Какой удар по самолюбию! По купринскому, бешеному самолюбию! Из того же рассказа «Тэки»: «Прибавьте к голоду острый стыд провала, близкую перспективу насмешек полковых товарищей... Я вам скажу искренно: что в эти дни я все время был лицом к лицу с мыслью о самоубийстве».

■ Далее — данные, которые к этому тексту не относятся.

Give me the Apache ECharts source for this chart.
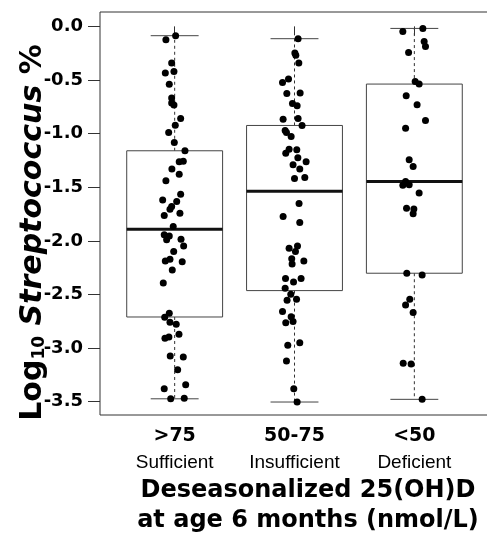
<!DOCTYPE html>
<html><head><meta charset="utf-8">
<script src="https://cdn.jsdelivr.net/npm/echarts@6/dist/echarts.min.js"></script>
<style>html,body{margin:0;padding:0;background:#fff}#c{width:487px;height:539px}</style>
</head><body><div id="c"></div>
<script>
// ---- data ----
const rangeLabels = ['>75', '50-75', '<50'];
const statusLabels = ['Sufficient', 'Insufficient', 'Deficient'];
const yTickValues = [0, -0.5, -1, -1.5, -2, -2.5, -3, -3.5];

const whiskerMax = [-0.087, -0.115, -0.019];
const upperQuartile = [-1.16, -0.924, -0.538];
const medians = [-1.892, -1.537, -1.447];
const lowerQuartile = [-2.71, -2.464, -2.302];
const whiskerMin = [-3.473, -3.503, -3.478];

const sufficientValues = [-0.087, -0.124, -0.342, -0.435, -0.42, -0.54, -0.669, -0.715, -0.734, -0.859, -0.921, -0.99, -1.083, -1.16, -1.263, -1.257, -1.329, -1.378, -1.44, -1.565, -1.618, -1.634, -1.68, -1.705, -1.764, -1.742, -1.867, -1.944, -1.954, -1.99, -1.985, -2.047, -2.1, -2.187, -2.171, -2.196, -2.271, -2.393, -2.675, -2.713, -2.76, -2.778, -2.871, -2.909, -2.897, -3.074, -3.084, -3.202, -3.342, -3.38, -3.473, -3.467];
const sufficientJitter = [0.008, -0.073, -0.025, -0.078, -0.006, -0.045, -0.025, -0.025, -0.006, 0.05, 0.005, -0.05, -0.003, 0.086, 0.038, 0.072, -0.023, 0.038, -0.073, 0.05, -0.1, 0.017, -0.025, -0.039, -0.087, 0.044, -0.012, -0.087, -0.045, -0.067, 0.053, 0.075, -0.008, -0.078, -0.039, 0.063, -0.02, -0.095, -0.045, -0.083, -0.039, 0.013, 0.036, -0.081, -0.048, -0.037, 0.072, 0.025, 0.092, -0.087, -0.033, 0.08];

const insufficientValues = [-0.115, -0.248, -0.27, -0.342, -0.523, -0.491, -0.625, -0.622, -0.719, -0.74, -0.865, -0.859, -0.924, -0.971, -0.99, -1.027, -1.145, -1.182, -1.151, -1.226, -1.263, -1.291, -1.331, -1.419, -1.409, -1.652, -1.773, -1.83, -2.069, -2.047, -2.1, -2.168, -2.187, -2.215, -2.352, -2.352, -2.383, -2.442, -2.498, -2.554, -2.545, -2.66, -2.707, -2.763, -2.753, -2.974, -2.95, -3.12, -3.379, -3.503];
const insufficientJitter = [0.03, 0.003, 0.011, 0.036, -0.1, -0.05, -0.064, 0.047, -0.017, 0.022, -0.095, 0.03, 0.063, -0.078, -0.067, -0.028, -0.045, -0.073, 0.019, 0.028, 0.097, -0.012, 0.044, 0, 0.086, 0.038, -0.095, 0.044, -0.045, 0.025, 0.008, -0.023, 0.078, -0.02, -0.075, 0.055, -0.008, -0.078, -0.031, -0.062, 0.017, -0.1, -0.028, -0.073, -0.012, -0.056, 0.044, -0.067, -0.006, 0.022];

const deficientValues = [-0.019, -0.049, -0.14, -0.187, -0.243, -0.513, -0.538, -0.647, -0.731, -0.877, -0.949, -1.244, -1.307, -1.447, -1.481, -1.478, -1.555, -1.695, -1.702, -1.748, -2.302, -2.318, -2.545, -2.598, -2.669, -3.142, -3.148, -3.478];
const deficientJitter = [0.071, -0.096, 0.082, 0.093, -0.048, 0.007, 0.04, -0.068, 0.023, 0.093, -0.073, -0.043, -0.01, -0.073, -0.096, -0.043, 0.04, -0.065, -0.004, -0.01, -0.063, 0.065, -0.038, -0.073, -0.01, -0.093, -0.027, 0.065];

// ---- build ----
const groups = [
  [sufficientValues, sufficientJitter],
  [insufficientValues, insufficientJitter],
  [deficientValues, deficientJitter]
];
const pointData = [];
groups.forEach(function (g, gi) {
  g[0].forEach(function (v, i) { pointData.push([gi + 1 + g[1][i], v]); });
});
const boxData = rangeLabels.map(function (_, i) {
  return [i + 1, whiskerMin[i], lowerQuartile[i], medians[i], upperQuartile[i], whiskerMax[i]];
});

const BOLD = "'DejaVu Sans', sans-serif";
const REG = "'Liberation Sans', Arial, sans-serif";

const chart = echarts.init(document.getElementById('c'), null, {renderer: 'canvas'});
chart.setOption({
  animation: false,
  backgroundColor: '#fff',
  grid: {left: 100, top: 12, width: 389, height: 403, show: true, borderColor: '#333', borderWidth: 1, containLabel: false, outerBoundsMode: 'none'},
  xAxis: {
    type: 'value', min: 0.377, max: 3.623,
    splitLine: {show: false},
    axisLine: {show: false},
    axisTick: {show: true, length: 9, customValues: [1, 2, 3], lineStyle: {color: '#333', width: 1}},
    axisLabel: {
      customValues: [1, 2, 3], margin: 8,
      formatter: function (v) {
        const i = Math.round(v) - 1;
        return '{b|' + rangeLabels[i] + '}\n{r|' + statusLabels[i] + '}';
      },
      rich: {
        b: {fontFamily: BOLD, fontWeight: 'bold', fontSize: 19, lineHeight: 26, color: '#000'},
        r: {fontFamily: REG, fontSize: 19, lineHeight: 28, color: '#000'}
      }
    },
    name: 'Deseasonalized 25(OH)D\nat age 6 months (nmol/L)',
    nameLocation: 'middle', nameGap: 61, nameMoveOverlap: false,
    nameTextStyle: {fontFamily: BOLD, fontWeight: 'bold', fontSize: 24, lineHeight: 30, color: '#000', padding: [0, 0, 0, 27]}
  },
  yAxis: {
    type: 'value', min: -3.624, max: 0.134,
    splitLine: {show: false},
    axisLine: {show: false},
    axisTick: {show: true, length: 12, customValues: yTickValues, lineStyle: {color: '#333', width: 1}},
    axisLabel: {
      customValues: yTickValues, margin: 17,
      formatter: function (v) { return v.toFixed(1); },
      fontFamily: BOLD, fontWeight: 'bold', fontSize: 18, color: '#000'
    },
    name: '{a|Log}{s|10}{a| }{i|Streptococcus}{a| %}',
    nameLocation: 'middle', nameRotate: 90, nameGap: 52, nameMoveOverlap: false,
    nameTextStyle: {
      padding: [0, 38, 0, 0],
      rich: {
        a: {fontFamily: BOLD, fontWeight: 'bold', fontSize: 30, lineHeight: 34, verticalAlign: 'bottom', color: '#000'},
        s: {fontFamily: BOLD, fontWeight: 'bold', fontSize: 17, lineHeight: 22, verticalAlign: 'bottom', color: '#000'},
        i: {fontFamily: BOLD, fontWeight: 'bold', fontStyle: 'italic', fontSize: 30, lineHeight: 34, verticalAlign: 'bottom', color: '#000'}
      }
    }
  },
  series: [
    {
      type: 'custom',
      data: boxData,
      z: 2,
      renderItem: function (params, api) {
        const x = api.value(0);
        const pMin = api.coord([x, api.value(1)]);
        const pQ1 = api.coord([x, api.value(2)]);
        const pMed = api.coord([x, api.value(3)]);
        const pQ3 = api.coord([x, api.value(4)]);
        const pMax = api.coord([x, api.value(5)]);
        const bw = api.size([0.8, 0])[0];
        const cw = api.size([0.4, 0])[0];
        const cx = pMed[0];
        const dash = {stroke: '#333', lineWidth: 1, lineDash: [3, 3]};
        const solid = {stroke: '#444', lineWidth: 1};
        return {
          type: 'group',
          children: [
            {type: 'line', shape: {x1: cx, y1: pQ3[1], x2: cx, y2: pMax[1]}, style: dash},
            {type: 'line', shape: {x1: cx, y1: pQ1[1], x2: cx, y2: pMin[1]}, style: dash},
            {type: 'line', shape: {x1: cx - cw / 2, y1: pMax[1], x2: cx + cw / 2, y2: pMax[1]}, style: solid},
            {type: 'line', shape: {x1: cx - cw / 2, y1: pMin[1], x2: cx + cw / 2, y2: pMin[1]}, style: solid},
            {type: 'rect', shape: {x: cx - bw / 2, y: pQ3[1], width: bw, height: pQ1[1] - pQ3[1]}, style: {fill: 'rgba(0,0,0,0)', stroke: '#444', lineWidth: 1}},
            {type: 'line', shape: {x1: cx - bw / 2, y1: pMed[1], x2: cx + bw / 2, y2: pMed[1]}, style: {stroke: '#111', lineWidth: 3}}
          ]
        };
      }
    },
    {
      type: 'scatter',
      data: pointData,
      symbol: 'circle',
      symbolSize: 7,
      z: 3,
      itemStyle: {color: '#000', opacity: 1}
    }
  ]
});
</script>
</body></html>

Как вернуться в полк? Засмеют.

А что делать?

И он вернулся, правда, не в Проскуров, а в Волочиск на самой границе с австрийской Галичиной, где в то время находилась его рота. Видимо, сломался и пил. Полагаем, именно в этот период произошла сцена, которую вспоминал его сослуживец Сослан-бек Бекбузаров (в «Поединке» Бек-Агамалов). Как-то Куприн особенно долго что-то из себя изображал, наконец промолвил: «Будь у меня сейчас пистолет, я бы застрелился». Бекбузаров тут же достал личное оружие и положил на стол со словами: «Если дело за пистолетом, то вот вам мой, стреляйтесь». Куприн, разумеется, этого делать не стал, а на Бекбузарова затаил обиду[41].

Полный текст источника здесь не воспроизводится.